Code that draws figures
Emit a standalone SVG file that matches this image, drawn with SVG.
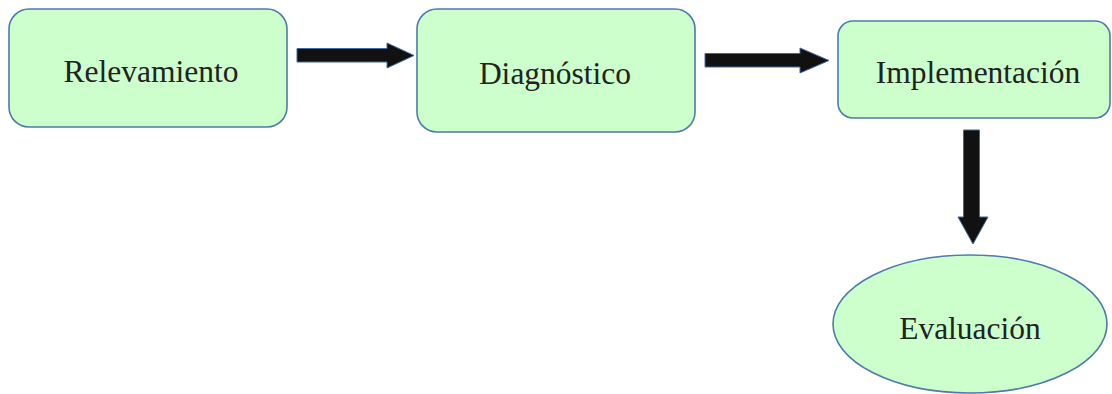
<svg xmlns="http://www.w3.org/2000/svg" width="1112" height="394" viewBox="0 0 1112 394">
<style>
.node{fill:#ccffcc;stroke:#4d7bab;stroke-width:1.6}
.lbl{font-family:"Liberation Serif",serif;font-size:31.5px;fill:#222;text-anchor:middle}
.arr{fill:#111;stroke:#3f6a9a;stroke-width:1;stroke-linejoin:miter}
</style>
<rect width="1112" height="394" fill="#fff"/>
<g id="relevamiento">
<rect class="node" x="9" y="9" width="278" height="118" rx="20"/>
<text class="lbl" x="151" y="82">Relevamiento</text>
</g>
<g id="diagnostico">
<rect class="node" x="417" y="9" width="278" height="123" rx="20"/>
<text class="lbl" x="555" y="84">Diagnóstico</text>
</g>
<g id="implementacion">
<rect class="node" x="838" y="21" width="272" height="97" rx="15"/>
<text class="lbl" x="978" y="83">Implementación</text>
</g>
<g id="evaluacion">
<ellipse class="node" cx="970" cy="324" rx="137" ry="69"/>
<text class="lbl" x="970" y="339">Evaluación</text>
</g>
<g id="connectors">
<polygon class="arr" points="297,48.5 387,48.5 387,43 414,55.5 387,68 387,62 297,62"/>
<polygon class="arr" points="705,53.5 800,53.5 800,48 829,60.5 800,73 800,67 705,67"/>
<polygon class="arr" points="963.5,130 979.5,130 979.5,217 988,217 973,244 958,217 963.5,217"/>
</g>
</svg>
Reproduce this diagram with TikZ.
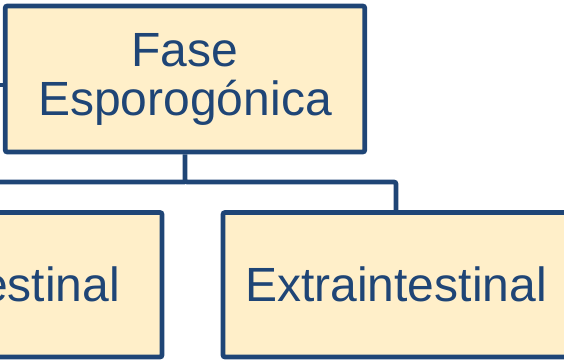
\documentclass[tikz,border=0pt]{standalone}
\usepackage{fontspec}
\setmainfont{Liberation Sans}
\definecolor{boxblue}{HTML}{1F4576}
\definecolor{boxfill}{HTML}{FFEFC9}
\begin{document}
\begin{tikzpicture}
        [x=1pt, y=-1pt,
         box_style/.style={rectangle,draw=boxblue,fill=boxfill,line width=4.7pt,rounded corners=2pt,
                           text=boxblue,font=\fontsize{48}{49}\selectfont,align=center},
         edge_style/.style={draw=boxblue,line width=4.7pt,rounded corners=2pt}]
            \useasboundingbox (0,0) rectangle (564,361);
            \node[box_style,minimum width=359.5pt,minimum height=146pt] (fase) at (185, 79) {Fase\\Esporog\'onica};
            \node[box_style,minimum width=346pt,minimum height=144.5pt] (extra) at (396, 284.75) {Extraintestinal};
            \node[box_style,minimum height=144.5pt,text width=262pt,inner xsep=42pt,align=right] (intes) at (-11, 284.75) {Intestinal};
            \coordinate (bar) at (0, 182);
            \coordinate (parent) at (-20, 85);
            \draw[edge_style]  (parent) -- (parent -| fase.west);
            \draw[edge_style]  (fase.south) -- (fase.south |- bar) -| (extra.north);
            \draw[edge_style]  (fase.south |- bar) -| (intes.north);
        \end{tikzpicture}
\end{document}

> _Short task_
List every line above that contains the word "with".

> _Result for this exercise_
Emit a standalone SVG file that matches this image, drawn with SVG.
Reproduce this diagram with TikZ.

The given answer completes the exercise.